— begin RECORDED INFORMATION —

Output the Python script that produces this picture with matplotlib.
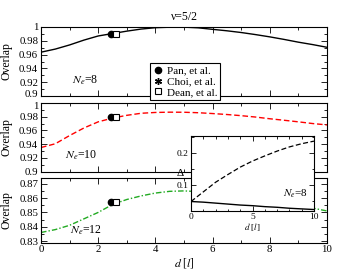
import numpy as np
import matplotlib
matplotlib.use("Agg")
import matplotlib.pyplot as plt
from matplotlib.ticker import MultipleLocator, FuncFormatter
from matplotlib.lines import Line2D
from matplotlib.transforms import ScaledTranslation

plt.rcParams['font.family'] = 'serif'
plt.rcParams['font.serif'] = ['Liberation Serif', 'DejaVu Serif']
plt.rcParams['mathtext.fontset'] = 'stix'

# ---- data ----
d = [0, 0.5, 1, 1.5, 2, 2.5, 3, 3.5, 4, 4.5, 5, 5.5, 6, 6.5, 7, 7.5, 8, 8.5, 9, 9.5, 10]
ov_ne8 = [0.9635, 0.968, 0.974, 0.981, 0.987, 0.9905, 0.994, 0.997, 0.999, 0.9997, 0.9998,
          0.9988, 0.9966, 0.9945, 0.992, 0.989, 0.9857, 0.982, 0.978, 0.9745, 0.9706]
ov_ne10 = [0.935, 0.9405, 0.9525, 0.9635, 0.9725, 0.978, 0.982, 0.985, 0.9862, 0.9866, 0.9865,
           0.9858, 0.9846, 0.9832, 0.9815, 0.9795, 0.977, 0.9748, 0.9725, 0.970, 0.968]
ov_ne12 = [0.836, 0.838, 0.841, 0.8455, 0.850, 0.8555, 0.859, 0.8615, 0.8635, 0.8647, 0.865,
           0.8645, 0.8637, 0.8626, 0.8612, 0.8597, 0.858, 0.8565, 0.8548, 0.853, 0.851]

# literature points (Pan, Choi, Dean)
ref_d = [2.45, 2.55, 2.63]
ref_labels = ['Pan, et al.', 'Choi, et al.', 'Dean, et al.']
ref_ne8 = [0.990, 0.990, 0.990]
ref_ne10 = [0.979, 0.979, 0.979]
ref_ne12 = [0.857, 0.857, 0.857]

# inset: gaps for Ne=8
inset_d = [0, 1, 2, 3, 4, 5, 6, 7, 8, 9, 10]
gap_dashed = [0.048, 0.078, 0.108, 0.132, 0.155, 0.174, 0.19, 0.205, 0.218, 0.228, 0.236]
gap_solid = [0.048, 0.046, 0.043, 0.040, 0.037, 0.035, 0.032, 0.030, 0.027, 0.025, 0.023]

W, H = 353, 273
fig = plt.figure(figsize=(W / 100, H / 100), dpi=100)

def box(x0, y0, x1, y1):
    return [x0 / W, 1 - y1 / H, (x1 - x0) / W, (y1 - y0) / H]

ax1 = fig.add_axes(box(41, 27, 327, 96))
ax2 = fig.add_axes(box(41, 103, 327, 171.5))
ax3 = fig.add_axes(box(41, 178, 327, 242.5))
axi = fig.add_axes(box(191, 136, 314, 210.5))

fmt = FuncFormatter(lambda v, p: '%g' % round(v, 4))
FS = 7.8

def style(ax, ymaj, ymin, labx):
    ax.set_xlim(0, 10)
    ax.xaxis.set_major_locator(MultipleLocator(2))
    ax.xaxis.set_minor_locator(MultipleLocator(1))
    ax.yaxis.set_major_locator(MultipleLocator(ymaj))
    ax.yaxis.set_minor_locator(MultipleLocator(ymin))
    ax.yaxis.set_major_formatter(fmt)
    ax.tick_params(which='both', direction='in', top=True, right=True, labelsize=FS, pad=2)
    ax.tick_params(which='major', length=4, width=0.6)
    ax.tick_params(which='minor', length=2, width=0.6)
    if not labx:
        ax.tick_params(labelbottom=False)
    for s in ax.spines.values():
        s.set_linewidth(0.8)
    ax.set_ylabel('Overlap', fontsize=8.5, labelpad=2)
    ax.yaxis.set_label_coords(-0.098, 0.5)

def refs(ax, vals):
    ax.plot(ref_d[0], vals[0], 'o', color='black', ms=4.5, zorder=5)
    ax.plot(ref_d[1], vals[1], marker=(6, 2, 0), color='black', ms=5, mew=1, zorder=5)
    ax.plot(ref_d[2], vals[2], 's', mfc='white', mec='black', ms=4, mew=0.8, zorder=6)

ax1.plot(d, ov_ne8, color='black', lw=1)
refs(ax1, ref_ne8)
ax1.set_ylim(0.9, 1.0)
style(ax1, 0.02, 0.01, False)
ax1.text(1.1, 0.923, r'$N_e$=8', fontsize=8.5, va='center')
ax1.set_title('\u03bd=5/2', fontsize=8.5, pad=5)

ax2.plot(d, ov_ne10, color='red', lw=1, dashes=(4, 2))
refs(ax2, ref_ne10)
ax2.set_ylim(0.9, 1.0)
style(ax2, 0.02, 0.01, False)
ax2.text(0.85, 0.924, r'$N_e$=10', fontsize=8.5, va='center')

ax3.plot(d, ov_ne12, color='#22aa22', lw=1, dashes=(4, 1.5, 1, 1.5))
refs(ax3, ref_ne12)
ax3.set_ylim(0.829, 0.874)
style(ax3, 0.01, 0.005, True)
ax3.text(1.0, 0.8374, r'$N_e$=12', fontsize=8.5, va='center')
ax3.set_xlabel(r'$d$ [$l$]', fontsize=8.5, labelpad=1)

handles = [
    Line2D([], [], ls='none', marker='o', color='black', ms=4.5),
    Line2D([], [], ls='none', marker=(6, 2, 0), color='black', ms=5, mew=1),
    Line2D([], [], ls='none', marker='s', mfc='white', mec='black', ms=4, mew=0.8),
]
leg = ax1.legend(handles, ref_labels, loc='upper left', bbox_to_anchor=(150 / W, 1 - 63 / H),
                 bbox_transform=fig.transFigure, fontsize=8, frameon=True, fancybox=False,
                 borderpad=0.25, labelspacing=0.1, handletextpad=0.3, handlelength=1.0,
                 borderaxespad=0, framealpha=1)
leg.get_frame().set_edgecolor('black')
leg.get_frame().set_linewidth(0.8)
leg.set_zorder(20)

axi.plot(inset_d, gap_dashed, color='black', lw=0.9, dashes=(4, 2))
axi.plot(inset_d, gap_solid, color='black', lw=1)
axi.set_xlim(0, 10)
axi.set_ylim(0.02, 0.252)
axi.xaxis.set_major_locator(MultipleLocator(5))
axi.xaxis.set_minor_locator(MultipleLocator(1))
axi.yaxis.set_major_locator(MultipleLocator(0.1))
axi.yaxis.set_minor_locator(MultipleLocator(0.05))
axi.yaxis.set_major_formatter(fmt)
axi.tick_params(which='both', direction='in', top=True, right=True, labelsize=6.8, pad=1.5)
axi.tick_params(which='major', length=3.5, width=0.6)
axi.tick_params(which='minor', length=1.8, width=0.6)
for s in axi.spines.values():
    s.set_linewidth(0.8)
axi.set_ylabel('\u0394', fontsize=8, rotation=0, va='center', ha='center')
axi.yaxis.set_label_coords(-0.09, 0.5)
axi.set_xlabel(r'$d$ [$l$]', fontsize=6.5, labelpad=0.5)
axi.text(7.5, 0.072, r'$N_e$=8', fontsize=8, va='center')
axi.set_zorder(10)

# nudge the touching tick labels between panels 1 and 2 apart slightly
fig.canvas.draw()
for lab in ax1.get_yticklabels():
    if lab.get_text() == '0.9':
        lab.set_transform(lab.get_transform() + ScaledTranslation(0, 1.5 / 72, fig.dpi_scale_trans))
for lab in ax2.get_yticklabels():
    if lab.get_text() == '1':
        lab.set_transform(lab.get_transform() + ScaledTranslation(0, -1.5 / 72, fig.dpi_scale_trans))

fig.savefig('out.png', dpi=100)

— end RECORDED INFORMATION —

(WHAT IS EXPECTED)
Extract every line of the data exactly; pictures stay out.

(RIGHT ANSWER)
Output the Python script that produces this picture with matplotlib.
import numpy as np
import matplotlib
matplotlib.use("Agg")
import matplotlib.pyplot as plt
from matplotlib.ticker import MultipleLocator, FuncFormatter
from matplotlib.lines import Line2D
from matplotlib.transforms import ScaledTranslation

plt.rcParams['font.family'] = 'serif'
plt.rcParams['font.serif'] = ['Liberation Serif', 'DejaVu Serif']
plt.rcParams['mathtext.fontset'] = 'stix'

# ---- data ----
d = [0, 0.5, 1, 1.5, 2, 2.5, 3, 3.5, 4, 4.5, 5, 5.5, 6, 6.5, 7, 7.5, 8, 8.5, 9, 9.5, 10]
ov_ne8 = [0.9635, 0.968, 0.974, 0.981, 0.987, 0.9905, 0.994, 0.997, 0.999, 0.9997, 0.9998,
          0.9988, 0.9966, 0.9945, 0.992, 0.989, 0.9857, 0.982, 0.978, 0.9745, 0.9706]
ov_ne10 = [0.935, 0.9405, 0.9525, 0.9635, 0.9725, 0.978, 0.982, 0.985, 0.9862, 0.9866, 0.9865,
           0.9858, 0.9846, 0.9832, 0.9815, 0.9795, 0.977, 0.9748, 0.9725, 0.970, 0.968]
ov_ne12 = [0.836, 0.838, 0.841, 0.8455, 0.850, 0.8555, 0.859, 0.8615, 0.8635, 0.8647, 0.865,
           0.8645, 0.8637, 0.8626, 0.8612, 0.8597, 0.858, 0.8565, 0.8548, 0.853, 0.851]

# literature points (Pan, Choi, Dean)
ref_d = [2.45, 2.55, 2.63]
ref_labels = ['Pan, et al.', 'Choi, et al.', 'Dean, et al.']
ref_ne8 = [0.990, 0.990, 0.990]
ref_ne10 = [0.979, 0.979, 0.979]
ref_ne12 = [0.857, 0.857, 0.857]

# inset: gaps for Ne=8
inset_d = [0, 1, 2, 3, 4, 5, 6, 7, 8, 9, 10]
gap_dashed = [0.048, 0.078, 0.108, 0.132, 0.155, 0.174, 0.19, 0.205, 0.218, 0.228, 0.236]
gap_solid = [0.048, 0.046, 0.043, 0.040, 0.037, 0.035, 0.032, 0.030, 0.027, 0.025, 0.023]

W, H = 353, 273
fig = plt.figure(figsize=(W / 100, H / 100), dpi=100)

def box(x0, y0, x1, y1):
    return [x0 / W, 1 - y1 / H, (x1 - x0) / W, (y1 - y0) / H]

ax1 = fig.add_axes(box(41, 27, 327, 96))
ax2 = fig.add_axes(box(41, 103, 327, 171.5))
ax3 = fig.add_axes(box(41, 178, 327, 242.5))
axi = fig.add_axes(box(191, 136, 314, 210.5))

fmt = FuncFormatter(lambda v, p: '%g' % round(v, 4))
FS = 7.8

def style(ax, ymaj, ymin, labx):
    ax.set_xlim(0, 10)
    ax.xaxis.set_major_locator(MultipleLocator(2))
    ax.xaxis.set_minor_locator(MultipleLocator(1))
    ax.yaxis.set_major_locator(MultipleLocator(ymaj))
    ax.yaxis.set_minor_locator(MultipleLocator(ymin))
    ax.yaxis.set_major_formatter(fmt)
    ax.tick_params(which='both', direction='in', top=True, right=True, labelsize=FS, pad=2)
    ax.tick_params(which='major', length=4, width=0.6)
    ax.tick_params(which='minor', length=2, width=0.6)
    if not labx:
        ax.tick_params(labelbottom=False)
    for s in ax.spines.values():
        s.set_linewidth(0.8)
    ax.set_ylabel('Overlap', fontsize=8.5, labelpad=2)
    ax.yaxis.set_label_coords(-0.098, 0.5)

def refs(ax, vals):
    ax.plot(ref_d[0], vals[0], 'o', color='black', ms=4.5, zorder=5)
    ax.plot(ref_d[1], vals[1], marker=(6, 2, 0), color='black', ms=5, mew=1, zorder=5)
    ax.plot(ref_d[2], vals[2], 's', mfc='white', mec='black', ms=4, mew=0.8, zorder=6)

ax1.plot(d, ov_ne8, color='black', lw=1)
refs(ax1, ref_ne8)
ax1.set_ylim(0.9, 1.0)
style(ax1, 0.02, 0.01, False)
ax1.text(1.1, 0.923, r'$N_e$=8', fontsize=8.5, va='center')
ax1.set_title('\u03bd=5/2', fontsize=8.5, pad=5)

ax2.plot(d, ov_ne10, color='red', lw=1, dashes=(4, 2))
refs(ax2, ref_ne10)
ax2.set_ylim(0.9, 1.0)
style(ax2, 0.02, 0.01, False)
ax2.text(0.85, 0.924, r'$N_e$=10', fontsize=8.5, va='center')

ax3.plot(d, ov_ne12, color='#22aa22', lw=1, dashes=(4, 1.5, 1, 1.5))
refs(ax3, ref_ne12)
ax3.set_ylim(0.829, 0.874)
style(ax3, 0.01, 0.005, True)
ax3.text(1.0, 0.8374, r'$N_e$=12', fontsize=8.5, va='center')
ax3.set_xlabel(r'$d$ [$l$]', fontsize=8.5, labelpad=1)

handles = [
    Line2D([], [], ls='none', marker='o', color='black', ms=4.5),
    Line2D([], [], ls='none', marker=(6, 2, 0), color='black', ms=5, mew=1),
    Line2D([], [], ls='none', marker='s', mfc='white', mec='black', ms=4, mew=0.8),
]
leg = ax1.legend(handles, ref_labels, loc='upper left', bbox_to_anchor=(150 / W, 1 - 63 / H),
                 bbox_transform=fig.transFigure, fontsize=8, frameon=True, fancybox=False,
                 borderpad=0.25, labelspacing=0.1, handletextpad=0.3, handlelength=1.0,
                 borderaxespad=0, framealpha=1)
leg.get_frame().set_edgecolor('black')
leg.get_frame().set_linewidth(0.8)
leg.set_zorder(20)

axi.plot(inset_d, gap_dashed, color='black', lw=0.9, dashes=(4, 2))
axi.plot(inset_d, gap_solid, color='black', lw=1)
axi.set_xlim(0, 10)
axi.set_ylim(0.02, 0.252)
axi.xaxis.set_major_locator(MultipleLocator(5))
axi.xaxis.set_minor_locator(MultipleLocator(1))
axi.yaxis.set_major_locator(MultipleLocator(0.1))
axi.yaxis.set_minor_locator(MultipleLocator(0.05))
axi.yaxis.set_major_formatter(fmt)
axi.tick_params(which='both', direction='in', top=True, right=True, labelsize=6.8, pad=1.5)
axi.tick_params(which='major', length=3.5, width=0.6)
axi.tick_params(which='minor', length=1.8, width=0.6)
for s in axi.spines.values():
    s.set_linewidth(0.8)
axi.set_ylabel('\u0394', fontsize=8, rotation=0, va='center', ha='center')
axi.yaxis.set_label_coords(-0.09, 0.5)
axi.set_xlabel(r'$d$ [$l$]', fontsize=6.5, labelpad=0.5)
axi.text(7.5, 0.072, r'$N_e$=8', fontsize=8, va='center')
axi.set_zorder(10)

# nudge the touching tick labels between panels 1 and 2 apart slightly
fig.canvas.draw()
for lab in ax1.get_yticklabels():
    if lab.get_text() == '0.9':
        lab.set_transform(lab.get_transform() + ScaledTranslation(0, 1.5 / 72, fig.dpi_scale_trans))
for lab in ax2.get_yticklabels():
    if lab.get_text() == '1':
        lab.set_transform(lab.get_transform() + ScaledTranslation(0, -1.5 / 72, fig.dpi_scale_trans))

fig.savefig('out.png', dpi=100)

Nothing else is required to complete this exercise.